Listed Building – Grade II
- Designated: 14 March 1975
- Reference no.: 1363092

= Liverpool Cotton Exchange Building =

Building in Liverpool, England

Liverpool Cotton Exchange Building is an office block in Old Hall Street, Liverpool, Merseyside, England. The commercial building, which originally had a Neoclassical façade, replaced the 19th-century cotton exchange in Exchange Flags in 1906. Between 1967 and 1969 the building's exterior was given a contemporary mid 20th century design.

The building is used mainly for offices; retail facilities operate at street level.

==History==

The business of the cotton exchange was originally conducted outdoors on Exchange Flags, behind Liverpool Town Hall. The first Cotton Exchange Building was built in 1808 adjacent to the flags. The present building in Old Hall Street was designed by Matear and Simon (Old Liverpool Cotton Exchange Building in Old Hall Street (built 1905; largely demolished 1967–69)), built by the Waring-White Building Company, and was officially opened by the Prince and Princess of Wales on 30 November 1906. The building cost around £300,000 build and the opening took place in the company of 3,000 guests. Its façade was in Neoclassical style, with Baroque towers at the angles. Its exterior decoration included statues. Inside the building was the latest technology for communicating with cotton trading elsewhere in the world, including telephones, and cables linking directly with New York, Bremen and Bombay. The Old Hall Street front was replaced with a modern-style façade designed by Newton-Dawson, Forbes and Tate in 1967–69, and the former main exchange hall was replaced by a courtyard. In addition to offices, the building also incorporates retail facilities.

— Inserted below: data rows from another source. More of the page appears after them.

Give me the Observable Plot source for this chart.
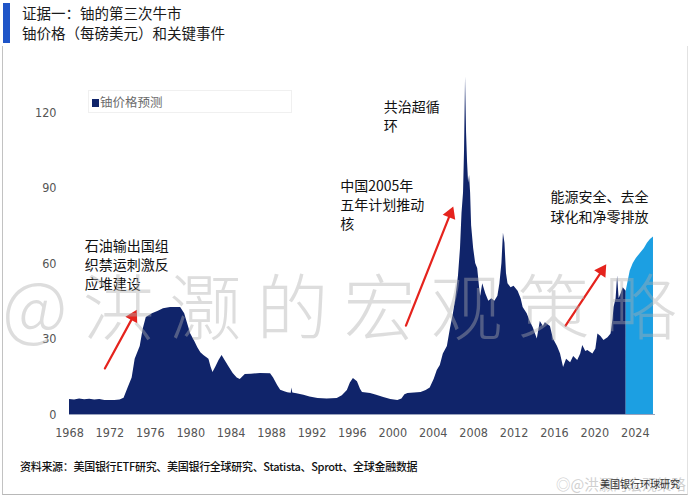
<!DOCTYPE html>
<html>
<head>
<meta charset="utf-8">
<script src="https://cdn.jsdelivr.net/npm/d3@7"></script>
<script src="https://cdn.jsdelivr.net/npm/@observablehq/plot@0.6"></script>
<style>
  body { margin:0; width:690px; height:500px; position:relative; background:#fff; overflow:hidden;
         font-family:"Noto Sans CJK SC","Noto Sans",sans-serif; }
  .abs { position:absolute; }
</style>
</head>
<body>
<div class="abs" style="left:2px;top:46px;width:684px;height:448px;border-left:1px solid #c2c2c2;border-right:1px solid #e2e2e2;border-bottom:1px solid #b8b8b8;"></div>
<div class="abs" style="left:3px;top:3px;width:7px;height:40px;background:#1f55c8;"></div>
<div class="abs" style="left:22px;top:3px;font-size:14.5px;line-height:20px;color:#1a1a1a;">证据一：铀的第三次牛市<br>铀价格（每磅美元）和关键事件</div>
<div id="chart" class="abs" style="left:0;top:48px;"></div>
<div class="abs" style="left:88px;top:90px;width:202px;height:21px;border:1px solid #f0f0f0;"></div>
<div class="abs" style="left:92px;top:92px;font-size:12.5px;color:#6b6b6b;white-space:nowrap;"><span style="display:inline-block;width:7px;height:8px;background:#10246a;margin-right:1px;"></span>铀价格预测</div>
<div class="abs" style="left:2px;top:250px;font-size:72px;letter-spacing:15px;font-weight:300;color:rgba(175,175,175,0.42);white-space:nowrap;">@洪灏的宏观策略</div>
<div class="abs" style="left:20px;top:458px;font-size:11px;color:#111;font-weight:500;white-space:nowrap;letter-spacing:-0.3px;">资料来源：美国银行ETF研究、美国银行全球研究、Statista、Sprott、全球金融数据</div>
<div class="abs" style="left:556px;top:473px;font-size:14.5px;color:#d0d0d0;white-space:nowrap;">◎@洪灏的宏观策略</div>
<div class="abs" style="left:600px;top:476px;font-size:10px;color:#333;white-space:nowrap;">美国银行环球研究</div>
<script>
// ---- data ----
const histYears = [1968.0,1968.5,1969.0,1969.5,1970.0,1970.5,1971.0,1971.5,1972.0,1972.5,1973.0,1973.4,1973.8,1974.2,1974.5,1975.0,1975.3,1975.6,1976.2,1976.8,1977.3,1978.0,1979.0,1979.4,1979.7,1980.0,1980.4,1980.7,1981.0,1981.3,1981.8,1982.0,1982.2,1982.5,1982.8,1983.1,1983.4,1983.7,1984.2,1984.6,1984.9,1985.4,1986.0,1986.9,1987.9,1988.2,1988.6,1988.9,1989.3,1989.6,1989.95,1990.0,1990.1,1990.5,1991.2,1991.8,1992.6,1993.5,1994.5,1995.0,1995.5,1995.8,1996.1,1996.5,1996.8,1997.0,1997.8,1998.4,1999.1,1999.8,2000.5,2000.9,2001.2,2001.5,2002.8,2003.3,2003.7,2004.1,2004.4,2004.7,2005.0,2005.4,2005.7,2006.0,2006.2,2006.5,2006.7,2006.85,2007.0,2007.1,2007.2,2007.3,2007.4,2007.5,2007.6,2007.7,2007.8,2008.0,2008.2,2008.4,2008.6,2008.7,2008.9,2009.2,2009.5,2009.8,2010.1,2010.4,2010.6,2010.8,2010.95,2011.1,2011.25,2011.4,2011.7,2012.0,2012.4,2012.7,2012.9,2013.3,2013.6,2013.9,2014.3,2014.6,2014.9,2015.1,2015.6,2015.9,2016.3,2016.6,2016.9,2017.2,2017.6,2017.9,2018.3,2018.6,2018.8,2019.1,2019.3,2019.8,2020.1,2020.3,2020.6,2020.9,2021.3,2021.6,2021.8,2021.9,2022.1,2022.25,2022.4,2022.6,2022.8,2023.1];
const histPrices = [6.0,5.8,6.2,5.9,6.1,5.8,6.0,5.6,5.6,5.6,5.8,6.5,10.5,14.5,22,27,34,38.5,40,41,42,42.5,42.5,40,36,32,29,26.5,24.5,23.4,22,19,16.7,19,21.5,23.4,21.5,19.5,16.3,14.5,13.9,15.9,16.0,16.3,16.2,14.5,11.5,9.6,9.0,8.6,8.4,10.5,8.5,8.2,7.6,7.0,6.4,6.2,6.4,7.5,9.5,12.5,14.3,13.0,10.0,8.7,8.3,7.6,6.8,6.0,5.6,6.2,7.8,8.3,8.7,9.5,10.5,14,17.5,19.5,24,27,34,40,45,55,66,80,88,105,134,112,100,92,95,88,75,66,60,58,50,47,52,48,45,46,45,47,52,60,72,68,56,52,50.4,51,49,46,42.5,40,37,34.5,30,37,35,36.5,35,30,27,24,18.7,22,20.6,23,21.5,24,27.4,25,25.4,24,26,32,31,29.4,30.5,32,38,42.5,46,55,46,48,50.4,49];
const fcYears  = [2023.1,2023.3,2023.5,2023.8,2024.1,2024.5,2024.9,2025.2,2025.5,2025.8];
const fcPrices = [49,53,57,60,62,64,66,68,69.5,70.5];
const xTicks = [1968,1972,1976,1980,1984,1988,1992,1996,2000,2004,2008,2012,2016,2020,2024];
const yTicks = [0,30,60,90,120];
const noteTexts = ["石油输出国组\n织禁运刺激反\n应堆建设", "中国2005年\n五年计划推动\n核", "共治超循\n环", "能源安全、去全\n球化和净零排放"];
const noteYears = [1969.5, 1994.8, 1999.1, 2015.6];
const notePrices = [70.6, 94.4, 125.8, 89.7];
const arrowFromYear  = [1971.5, 2001.3, 2017.1];
const arrowFromPrice = [18.3, 35.3, 35.3];
const arrowToYear    = [1974.3, 2005.7, 2020.7];
const arrowToPrice   = [38.9, 79.8, 57.1];

// ---- build tables ----
const hist = histYears.map((y,i)=>({year:y, price:histPrices[i]}));
const fc = fcYears.map((y,i)=>({year:y, price:fcPrices[i]}));
const notes = noteTexts.map((t,i)=>({text:t, year:noteYears[i], price:notePrices[i]}));

const W = 690, H = 400, ML = 69, MR = 35, MT = 64, MB = 34;
const xDomain = [1968, 2026], yDomain = [0, 120];
const xs = Plot.scale({x:{domain:xDomain, range:[ML, W-MR]}});
const ys = Plot.scale({y:{domain:yDomain, range:[H-MB, MT]}});
const arrows = arrowFromYear.map((_,i)=>{
  const dx = xs.apply(arrowToYear[i]) - xs.apply(arrowFromYear[i]);
  const dy = ys.apply(arrowToPrice[i]) - ys.apply(arrowFromPrice[i]);
  return {x1:arrowFromYear[i], y1:arrowFromPrice[i], x2:arrowToYear[i], y2:arrowToPrice[i],
          rot: Math.atan2(dx, -dy)*180/Math.PI};
});

const navy = "#10246a", light = "#1c9fe2", red = "#e5231d";

const chart = Plot.plot({
  width: W, height: H,
  marginLeft: ML, marginRight: MR, marginTop: MT, marginBottom: MB,
  style: {fontFamily: "'Liberation Sans Narrow','DejaVu Sans Condensed',sans-serif", fontSize: "12.5px", color:"#555", background:"transparent"},
  x: {domain: xDomain, ticks: xTicks, tickFormat: d=>String(d), tickSize: 0, tickPadding: 14, label: null},
  y: {domain: yDomain, ticks: yTicks, tickSize: 0, tickPadding: 13, label: null},
  marks: [
    Plot.areaY(hist, {x:"year", y:"price", fill: navy}),
    Plot.areaY(fc, {x:"year", y:"price", fill: light}),
    Plot.ruleY([0], {stroke:"#9aa3bd", strokeWidth:1}),
    Plot.arrow(arrows, {x1:"x1", y1:"y1", x2:"x2", y2:"y2", stroke: red, strokeWidth: 2.2, headLength: 0}),
    Plot.dot(arrows, {x:"x2", y:"y2", symbol:"triangle", rotate:"rot", r: 5, fill: red, stroke: "none"}),
    Plot.text(notes, {x:"year", y:"price", text:"text", textAnchor:"start", lineAnchor:"top",
      fontFamily:"'Noto Sans CJK SC',sans-serif", fontSize:14, fill:"#111", lineHeight:1.38})
  ]
});
document.getElementById("chart").appendChild(chart);
</script>
</body>
</html>
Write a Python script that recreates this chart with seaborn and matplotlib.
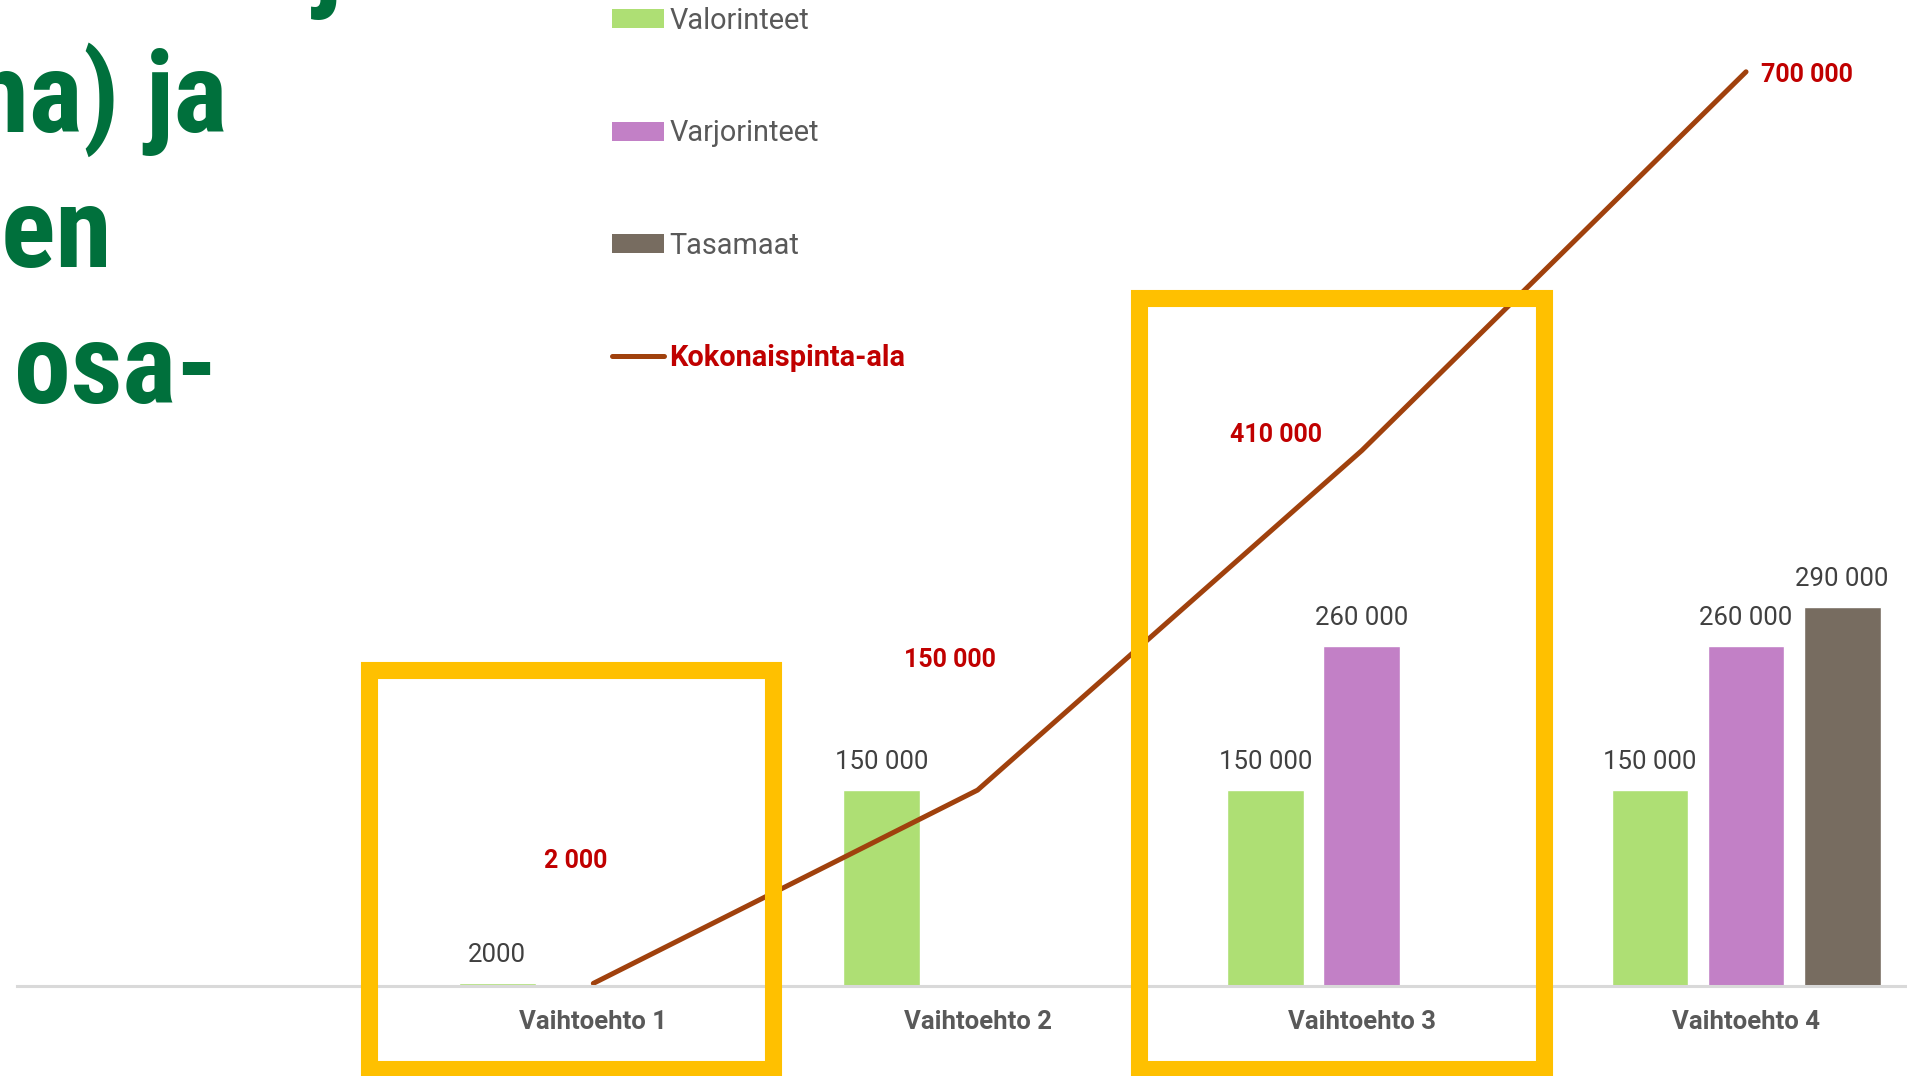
import numpy as np
import pandas as pd
import matplotlib
matplotlib.use("Agg")
import matplotlib.pyplot as plt
from matplotlib.patches import Rectangle, Patch
from matplotlib.lines import Line2D
import seaborn as sns

# ---------------- data ----------------
categories = ["Vaihtoehto 1", "Vaihtoehto 2", "Vaihtoehto 3", "Vaihtoehto 4"]
series_names = ["Valorinteet", "Varjorinteet", "Tasamaat"]
valorinteet = [2000, 150000, 150000, 150000]
varjorinteet = [None, None, 260000, 260000]
tasamaat = [None, None, None, 290000]
kokonaispinta_ala = [2000, 150000, 410000, 700000]
line_name = "Kokonaispinta-ala"
title_fragments = ["j", "(ha) ja", "nen", "osa-"]

# ---------------- style ----------------
colors = {"Valorinteet": "#AEDF74", "Varjorinteet": "#C280C6", "Tasamaat": "#776C60"}
line_color = "#A0410D"
label_red = "#C00000"
grey_text = "#595959"
bar_label_color = "#404040"
title_green = "#00703C"
box_yellow = "#FFC000"

sns.set_theme(style="white")
plt.rcParams["font.family"] = ["Roboto", "DejaVu Sans"]

W, H = 1908, 1076
fig = plt.figure(figsize=(W / 100, H / 100), dpi=100)

base_px = 986
ax = fig.add_axes([17 / W, (H - base_px) / H, (W - 17) / W, base_px / H])

rows = []
for name, vals in zip(series_names, [valorinteet, varjorinteet, tasamaat]):
    for c, v in zip(categories, vals):
        if v is not None:
            rows.append({"Vaihtoehto": c, "Sarja": name, "Arvo": v})
df = pd.DataFrame(rows)

sns.barplot(data=df, x="Vaihtoehto", y="Arvo", hue="Sarja", order=categories,
            hue_order=series_names, palette=colors, width=0.75, gap=0.2,
            saturation=1, errorbar=None, legend=False, ax=ax)

def fmt(v):
    return f"{v:.0f}" if v < 10000 else f"{v:,.0f}".replace(",", " ")

def fmt_sp(v):
    return f"{v:,.0f}".replace(",", " ")

for cont in ax.containers:
    labels = [fmt(b.get_height()) for b in cont]
    ax.bar_label(cont, labels=labels, padding=11.5, fontsize=18.5, color=bar_label_color)

xpos = np.arange(len(categories))
sns.lineplot(x=xpos, y=kokonaispinta_ala, color=line_color, linewidth=3.6,
             solid_capstyle="round", ax=ax, legend=False)

# labels of the total line (offsets in points)
offsets = [(-13, 88), (-20, 93.5), (-62, 11.5), (44, -2.6)]
for x, v, off in zip(xpos, kokonaispinta_ala, offsets):
    ax.annotate(fmt_sp(v), (x, v), xytext=off, textcoords="offset points",
                ha="center", va="center", fontsize=18, fontweight="bold", color=label_red)

ax.set_xlim(-1.5, 3 + 162 / 384.3)
ax.set_ylim(0, base_px / 1.306e-3)
ax.set_xlabel("")
ax.set_ylabel("")
ax.set_yticks([])
ax.tick_params(axis="x", length=0, pad=17.5, labelsize=18.5, labelcolor=grey_text)
for t in ax.get_xticklabels():
    t.set_fontweight("bold")
for s in ["top", "left", "right"]:
    ax.spines[s].set_visible(False)
ax.spines["bottom"].set_color("#D9D9D9")
ax.spines["bottom"].set_linewidth(2.2)
ax.patch.set_alpha(0)

# legend
handles = [Patch(facecolor=colors[n], edgecolor="none") for n in series_names]
handles.append(Line2D([0], [0], color=line_color, lw=3.6, solid_capstyle="round"))
leg = fig.legend(handles, series_names + [line_name], loc="upper left",
                 bbox_to_anchor=(612 / W, 1 - 7 / H), frameon=False, fontsize=20.8,
                 borderpad=0, borderaxespad=0, labelspacing=2.92, handlelength=1.8,
                 handleheight=0.63, handletextpad=0.18)
for i, t in enumerate(leg.get_texts()):
    if i < 3:
        t.set_color(grey_text)
    else:
        t.set_color(label_red)
        t.set_fontweight("bold")

# yellow highlight boxes (stroke centre lines, pixel coords)
lw_box = 12.3
for (x0, x1, ytop) in [(369, 772.5, 669.5), (1139, 1544, 297.5)]:
    ybot = 1069
    fig.add_artist(Rectangle((x0 / W, 1 - ybot / H), (x1 - x0) / W, (ybot - ytop) / H,
                             transform=fig.transFigure, fill=False, edgecolor=box_yellow,
                             linewidth=lw_box, joinstyle="miter", zorder=5))

# cut-off green title text on the left
tfam = ["Liberation Sans Narrow", "Roboto Condensed", "Liberation Sans", "DejaVu Sans"]
for txt, xr, yb in zip(title_fragments, [342, 227, 112, 218], [-4, 132, 267, 403]):
    fig.text(xr / W, 1 - yb / H, txt, ha="right", va="baseline", fontsize=82,
             fontweight="bold", color=title_green, family=tfam)

fig.savefig("out.png", dpi=100)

The building was home to Liverpool's registrar's office and coroner's courts up until January 2012. Up to 100,000 people a year used to visit the offices to register births, deaths and marriages before the facility was moved to St George's Hall.

The suffragette, Edith Rigby, planted a bomb in the building on 5 July 1913, and although it was later stated in court that ‘no great damage had been done by the explosion’, Mrs Rigby was found guilty and sentenced to nine months' imprisonment with hard labour.

==Architecture==

The building is in seven storeys, and the modern front on Old Hall Street, facing southwest, has 21 bays. The sides and back of the building are largely unaltered from the original design. There are two levels of basements which originally contained the building's coal bunkers, restaurant and ballrooms. The façade on Edmund Street, facing northwest, has retained cast iron panels decorated with wreaths, made by Macfarlane's of Glasgow. The back of the building, on Bixteth Street, is faced with Portland stone, and the Ormond Street front is in brick. Inside the building the colonnade formerly surrounding the trading floor is still present. The columns are monoliths of larvikite, quarried in Norway and polished in Aberdeen. The building is recorded in the National Heritage List for England as a designated Grade II listed building. Some of the statues formerly on the façade are now located nearby; these include personifications of Navigation and Commerce.